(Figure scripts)
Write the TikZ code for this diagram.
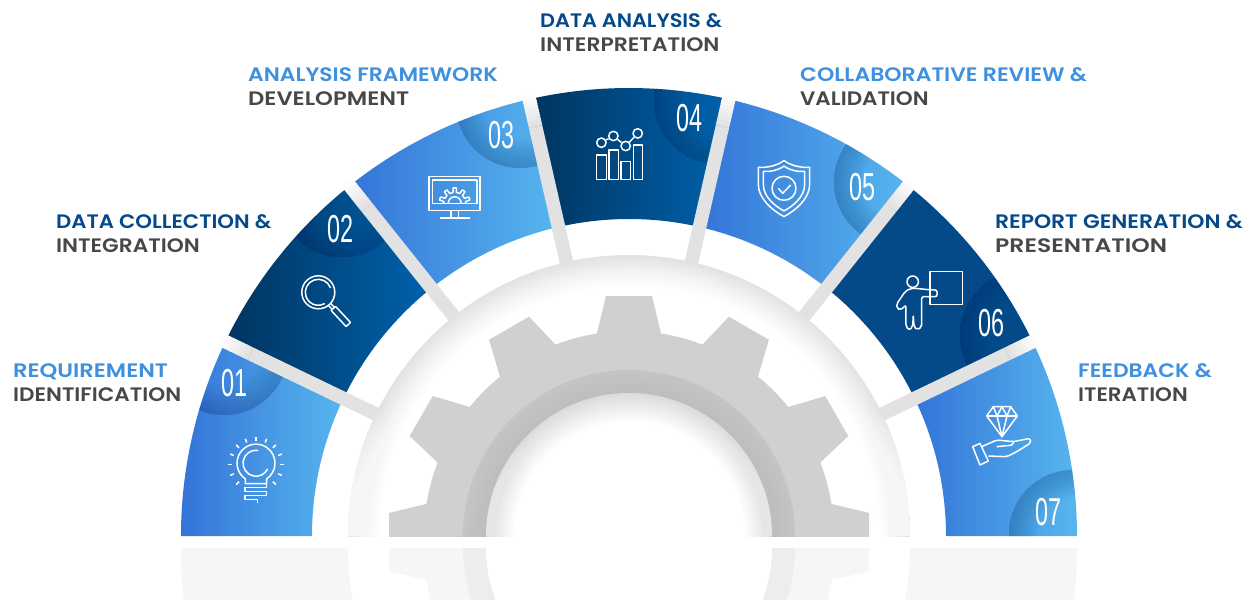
\documentclass[tikz,border=0pt]{standalone}
\usepackage{fontspec}
\setmainfont{Poppins}[UprightFont=* SemiBold, FakeStretch=1.12]
\newfontfamily\numfont[FakeStretch=0.6]{Liberation Sans}
\definecolor{lightblueA}{HTML}{3474D8}
\definecolor{lightblueB}{HTML}{57B6EE}
\definecolor{darkblueA}{HTML}{00345F}
\definecolor{darkblueB}{HTML}{0062AD}
\definecolor{flatblue}{HTML}{044A88}
\definecolor{rimblue}{HTML}{001F55}
\definecolor{labelblue}{HTML}{4090E0}
\definecolor{labeldark}{HTML}{04498A}
\definecolor{labelgrey}{HTML}{484848}
\definecolor{bargrey}{HTML}{E2E2E2}
\definecolor{gearcolor}{HTML}{D0D0D0}
\newcommand{\J}{7}
\newcommand{\JA}{180/\J}
\newcommand{\RO}{448}
\newcommand{\RI}{317}
\newcommand{\sectorpath}[2]{(#1:\RO) arc [start angle=#1, end angle=#2, radius=\RO] -- (#2:\RI) arc [start angle=#2, end angle=#1, radius=\RI] -- cycle}
\newcommand{\gearpath}{(-5.5:241) \foreach \X in {0,...,11}{
    -- ({\X*30-5.5}:241) -- ({\X*30+5.5}:241) -- ({\X*30+9}:205)
    arc [start angle={\X*30+9}, end angle={\X*30+21}, radius=205]
  } -- cycle}
\pgfdeclareradialshading{bandshade}{\pgfpoint{0bp}{0bp}}{color(0bp)=(white); color(22.2bp)=(white); color(23.4bp)=(white!65!bargrey); color(25bp)=(bargrey); color(50bp)=(bargrey)}
\pgfdeclareradialshading{holeshade}{\pgfpoint{0bp}{0bp}}{color(0bp)=(white); color(20bp)=(white); color(25bp)=(white!86!black); color(50bp)=(white!86!black)}
\pgfdeclareradialshading{ringshade}{\pgfpoint{0bp}{0bp}}{color(0bp)=(white!74.5!black); color(22bp)=(white!74.5!black); color(25bp)=(white!77!black); color(50bp)=(white!77!black)}
\tikzset{
  icon/.style={draw=white, line width=1.5pt, line join=round},
  label/.style={anchor=base west, inner sep=0pt, font=\fontsize{19.5}{19.5}\selectfont},
  number/.style={text=white, inner sep=0pt, font=\numfont\fontsize{39}{39}\selectfont}
}

\begin{document}
\begin{tikzpicture}[x=1pt,y=1pt]
  \useasboundingbox (-629,-64) rectangle (625,536);
  \path (0:0) coordinate (O); % centre of the half wheel

  % the seven blue sectors
  \foreach \K/\CL/\CR in {1/lightblueA/lightblueB,2/darkblueA/darkblueB,3/lightblueA/lightblueB,4/darkblueA/darkblueB,5/lightblueA/lightblueB,6/flatblue/flatblue,7/lightblueA/lightblueB}{
    \pgfmathsetmacro{\AS}{180-(\K-1)*\JA}
    \pgfmathsetmacro{\AE}{180-\K*\JA}
    \shade [left color=\CL, right color=\CR] \sectorpath{\AS}{\AE};
  }

  % darker rim of the number circles
  \foreach \K/\CX/\CY in {1/-405/185,2/-287/343,3/-109/432,4/89/436,5/269/354,6/395/201,7/444/2}{
    \pgfmathsetmacro{\AS}{180-(\K-1)*\JA}
    \pgfmathsetmacro{\AE}{180-\K*\JA}
    \begin{scope}
      \clip \sectorpath{\AS}{\AE};
      \foreach \Q in {36,38,...,62}{
        \fill [rimblue, opacity=0.016, even odd rule] (\CX,\CY) circle (64) (\CX,\CY) circle (\Q);
      }
    \end{scope}
  }

  % grey bars between the sectors, white towards the outer end
  \foreach \X in {1,...,6}{
    \begin{scope}[rotate=\X*\JA]
      \fill [bargrey] (270,-6.8) rectangle (420,6.8);
      \foreach \Q in {0,10,...,90}{
        \fill [white!\Q!bargrey] (420+0.31*\Q,-6.8) rectangle (424+0.31*\Q,6.8);
      }
    \end{scope}
  }

  % band round the gear
  \begin{scope}
    \clip (-300,0) rectangle (300,300);
    \shade [shading=bandshade, even odd rule] (0,0) circle (281) (0,0) circle (243);
  \end{scope}
  \begin{scope}
    \clip (0:281) arc [start angle=0, end angle=180, radius=281] -- (180:243) arc [start angle=180, end angle=0, radius=243] -- cycle;
    \foreach \Y in {6,12,...,120}{
      \fill [white, opacity=0.1] (-300,0) rectangle (300,\Y);
    }
  \end{scope}

  % gear and its hole
  \begin{scope}
    \clip (-300,0) rectangle (300,300);
    \fill [gearcolor] \gearpath;
    \shade [shading=ringshade] (0,0) circle (166);
    \shade [shading=holeshade] (0,0) circle (143);
    \begin{scope}
      \clip (0,0) circle (143);
      \foreach \Y in {6,12,...,90}{
        \fill [white, opacity=0.04] (-300,0) rectangle (300,\Y);
      }
    \end{scope}
  \end{scope}

  % faint mirror image under the base line
  \begin{scope}
    \clip (-629,-12) rectangle (625,-64);
    \begin{scope}[yscale=-1, yshift=12]
      \fill [white!96.5!black, even odd rule] (0,0) circle (\RO) (0,0) circle (281);
      \fill [white!96.5!black] \gearpath;
      \fill [white!93!black] (0,0) circle (166);
      \fill [white] (0,0) circle (143);
    \end{scope}
    \foreach \Y in {-60,-56,...,-16}{
      \fill [white, opacity=0.04] (-629,-64) rectangle (625,\Y);
    }
  \end{scope}

  % step numbers
  \foreach \K/\X/\Y/\T in {1/-394/153/01,2/-288/307/02,3/-127.3/401/03,4/60.3/417.7/04,5/233.3/348.7/05,6/362.3/212.7/06,7/419.3/24.3/07}{
    \path (\X,\Y) node (N\K) [number] {\T};
  }

  % lamp
  \begin{scope}[shift={(-373,71.3)}]
    \foreach \A in {-45,-22.5,...,225}{
      \draw [icon] (\A:24) -- (\A:28);
    }
    \draw [icon] (-10.6,-14.2) arc [start angle=236, end angle=-56, radius=19] -- (10.6,-19) -- (-10.6,-19) -- cycle;
    \draw [icon] (10.7,-19) -- (10.7,-23) -- (-11,-23) -- (-11,-27) -- (10.7,-27) -- (10.7,-31) -- (-11,-31) -- (-11,-35) -- (1.3,-35) -- (1.3,-38);
    \draw [icon] (80:13) ++(0,1.5) arc [start angle=80, end angle=334, radius=13];
  \end{scope}

  % magnifier
  \begin{scope}[shift={(-310.7,243.7)}]
    \draw [icon] (0,0) circle (16.5);
    \draw [icon] (20:13) arc [start angle=20, end angle=300, radius=13];
    \begin{scope}[rotate=-47]
      \draw [icon] (22,-3) rectangle (44,3);
      \draw [icon] (16.5,-1.5) -- (22,-1.5) (16.5,1.5) -- (22,1.5);
    \end{scope}
  \end{scope}

  % monitor with gear
  \begin{scope}[shift={(-174.3,339)}]
    \draw [icon] (-25.5,-13.7) rectangle (25.5,20.3);
    \draw [icon] (-22.2,-6.3) rectangle (22.2,17);
    \draw [icon] (-3.7,-13.7) -- (-3.7,-21) (3.7,-13.7) -- (3.7,-21);
    \draw [icon] (-15,-21) -- (15,-21);
    \begin{scope}[shift={(0,-6.3)}]
      \draw [icon] (0:11) \foreach \A in {18,54,90,126,162}{
        -- ({\A-9}:11) -- ({\A-6}:15.5) -- ({\A+6}:15.5) -- ({\A+9}:11)
      } -- (180:11);
      \draw [icon] (0:6.5) arc [start angle=0, end angle=180, radius=6.5];
    \end{scope}
  \end{scope}

  % chart
  \begin{scope}[shift={(-9.3,379.3)}]
    \draw [icon] (-23,-22.7) rectangle (-13,1.7);
    \draw [icon] (-10.7,-22.7) rectangle (-1.3,6.7);
    \draw [icon] (1.3,-22.7) rectangle (11,-5);
    \draw [icon] (13.7,-22.7) rectangle (23,11.7);
    \foreach \K/\X/\Y in {1/-18.3/14,2/-6.3/20.7,3/6/10.7,4/18/23.3}{
      \path (\X,\Y) node (C\K) [icon, circle, inner sep=0pt, minimum size=9.4pt] {};
    }
    \draw [icon] (C1) -- (C2);
    \draw [icon] (C2) -- (C3);
    \draw [icon] (C3) -- (C4);
  \end{scope}

  % shield
  \begin{scope}[shift={(155,347.7)}]
    \foreach \S in {1,0.8}{
      \draw [icon, scale=\S] (0,27.7) .. controls (-8,22) and (-18,20.5) .. (-25.7,21) -- (-25.7,4) .. controls (-25.7,-10) and (-12,-22) .. (0,-28.3) .. controls (12,-22) and (25.7,-10) .. (25.7,4) -- (25.7,21) .. controls (18,20.5) and (8,22) .. cycle;
    }
    \draw [icon] (0,0) circle (12);
    \draw [icon] (-5.7,0) -- (-1.3,-5) -- (6.7,3.3);
  \end{scope}

  % presenter
  \begin{scope}[shift={(301,236)}]
    \draw [icon] (-17.3,18.3) circle (5.7);
    \draw [icon] (0,-4.3) rectangle (32.7,28.3);
    \draw [icon, rounded corners=2pt] (-15,11.7) -- (1.7,10) -- (7,10) -- (7,3.3) -- (-8.3,3.3) -- (-8.3,-26.7) -- (-12.7,-30) -- (-16,-26.7) -- (-16.7,-15) -- (-17.3,-26.7) -- (-20.7,-30) -- (-24,-26.7) -- (-24,-5) -- (-29.3,-10) -- (-33.3,-8.3) -- (-33.3,-4) -- (-25,8.3) -- (-20,11.3) -- cycle;
  \end{scope}

  % diamond over a hand
  \begin{scope}[shift={(373,99.3)}]
    \draw [icon] (-8.7,30) -- (8.7,30) -- (15.3,20.7) -- (0,0) -- (-15.3,20.7) -- cycle;
    \draw [icon] (-15.3,20.7) -- (15.3,20.7);
    \draw [icon] (-8.7,30) -- (-5,20.7) -- (0,30) -- (5,20.7) -- (8.7,30);
    \draw [icon] (-5,20.7) -- (0,0) -- (5,20.7);
    \draw [icon] (-29.3,-10) -- (-22,-6.7) -- (-13.7,-24.3) -- (-22,-28.3) -- cycle;
    \draw [icon, rounded corners=2pt] (-20.3,-10) -- (-5.3,-3.3) -- (11.3,-5) -- (28,-1.7) -- (29,-6) -- (14.7,-15) -- (4.7,-20) -- (-13.7,-19.3);
    \draw [icon, rounded corners=2pt] (-5.3,-10) -- (11.3,-8.3) -- (11.3,-5);
  \end{scope}

  % labels of the steps, second factor of each line fits its width
  \foreach \K/\X/\Y/\C/\TA/\SA/\TB/\SB in {
    1/-616/158/labelblue/REQUIREMENT/1.034/IDENTIFICATION/0.988,
    2/-573/307/labeldark/DATA COLLECTION \&/0.973/INTEGRATION/0.993,
    3/-381/454/labelblue/ANALYSIS FRAMEWORK/1/DEVELOPMENT/1.04,
    4/-89/508/labeldark/DATA ANALYSIS \&/0.953/INTERPRETATION/1,
    5/171/454/labelblue/COLLABORATIVE REVIEW \&/1.007/VALIDATION/0.985,
    6/366/307/labeldark/REPORT GENERATION \&/1/PRESENTATION/1.075,
    7/449/158/labelblue/FEEDBACK \&/1/ITERATION/0.98}{
    \path (\X,\Y) node (L\K) [label, text=\C] {\scalebox{\SA}[1]{\TA}};
    \path (\X,\Y-24) node (M\K) [label, text=labelgrey] {\scalebox{\SB}[1]{\TB}};
  }
\end{tikzpicture}
\end{document}
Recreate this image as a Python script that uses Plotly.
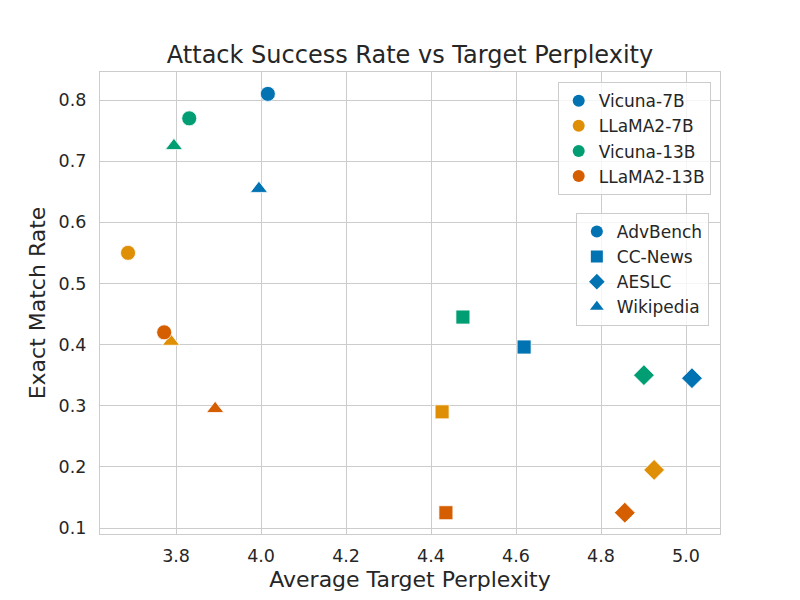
import plotly.graph_objects as go

models = ["Vicuna-7B", "LLaMA2-7B", "Vicuna-13B", "LLaMA2-13B"]
datasets = ["AdvBench", "CC-News", "AESLC", "Wikipedia"]
colors = ["#0173b2", "#de8f05", "#029e73", "#d55e00"]
symbols = ["circle", "square", "diamond", "triangle-up"]

# perplexity[model][dataset], order: AdvBench, CC-News, AESLC, Wikipedia
perplexity = {
    "Vicuna-7B":  [4.016, 4.619, 5.014, 3.995],
    "LLaMA2-7B":  [3.687, 4.426, 4.925, 3.788],
    "Vicuna-13B": [3.831, 4.475, 4.901, 3.795],
    "LLaMA2-13B": [3.772, 4.435, 4.856, 3.892],
}
match_rate = {
    "Vicuna-7B":  [0.81, 0.396, 0.345, 0.655],
    "LLaMA2-7B":  [0.55, 0.29, 0.195, 0.405],
    "Vicuna-13B": [0.77, 0.445, 0.35, 0.725],
    "LLaMA2-13B": [0.42, 0.125, 0.125, 0.295],
}
sizes = {"circle": 15, "square": 14, "diamond": 16, "triangle-up": 15}

fig = go.Figure()
for m, c in zip(models, colors):
    for d, s, x, y in zip(datasets, symbols, perplexity[m], match_rate[m]):
        fig.add_trace(go.Scatter(
            x=[x], y=[y], mode="markers",
            marker=dict(color=c, symbol=s, size=sizes[s], line=dict(width=0.8, color="white")),
            showlegend=False,
        ))

# legend proxies
for m, c in zip(models, colors):
    fig.add_trace(go.Scatter(x=[None], y=[None], mode="markers", name=m,
                             marker=dict(color=c, symbol="circle", size=9),
                             legend="legend"))
for d, s in zip(datasets, symbols):
    fig.add_trace(go.Scatter(x=[None], y=[None], mode="markers", name=d,
                             marker=dict(color=colors[0], symbol=s, size=9),
                             legend="legend2"))

font = "DejaVu Sans"
axis_common = dict(
    showgrid=True, gridcolor="#cccccc", gridwidth=1,
    showline=True, linecolor="#cccccc", linewidth=1.2, mirror=True,
    zeroline=False, ticks="", tickfont=dict(size=17.5, color="#262626"),
)
legend_common = dict(
    bgcolor="rgba(255,255,255,0.8)", bordercolor="#cccccc", borderwidth=1,
    font=dict(size=17, color="#262626", family=font),
    xanchor="right", yanchor="top", itemsizing="constant",
    tracegroupgap=0, itemwidth=30,
)

fig.update_layout(
    width=800, height=600,
    paper_bgcolor="white", plot_bgcolor="white",
    font=dict(family=font, color="#262626"),
    margin=dict(l=92, r=88, t=64, b=74),
    title=dict(text="Attack Success Rate vs Target Perplexity", x=0.5, xref="paper",
               y=0.922, yref="container", yanchor="middle",
               font=dict(size=24, color="#262626")),
    xaxis=dict(range=[3.621, 5.08], tickvals=[3.8, 4.0, 4.2, 4.4, 4.6, 4.8, 5.0],
               ticktext=["3.8", "4.0", "4.2", "4.4", "4.6", "4.8", "5.0"],
               ticklabelstandoff=6,
               title=dict(text="Average Target Perplexity", font=dict(size=22), standoff=6),
               **axis_common),
    yaxis=dict(range=[0.0902, 0.8458], tickvals=[0.1, 0.2, 0.3, 0.4, 0.5, 0.6, 0.7, 0.8],
               ticktext=["0.1", "0.2", "0.3", "0.4", "0.5", "0.6", "0.7", "0.8"],
               ticklabelstandoff=9,
               title=dict(text="Exact Match Rate", font=dict(size=22), standoff=6),
               **axis_common),
    legend=dict(x=0.985, y=0.978, **legend_common),
    legend2=dict(x=0.982, y=0.695, **legend_common),
)

fig.write_html("out.html")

◆ **PROBLEM TO WORK ON**: Extract all lines from the material above that include the word "image".

◆ **SOLUTION FOR THIS TASK**:
  % faint mirror image under the base line
Recreate this image as a Python script that uses Plotly.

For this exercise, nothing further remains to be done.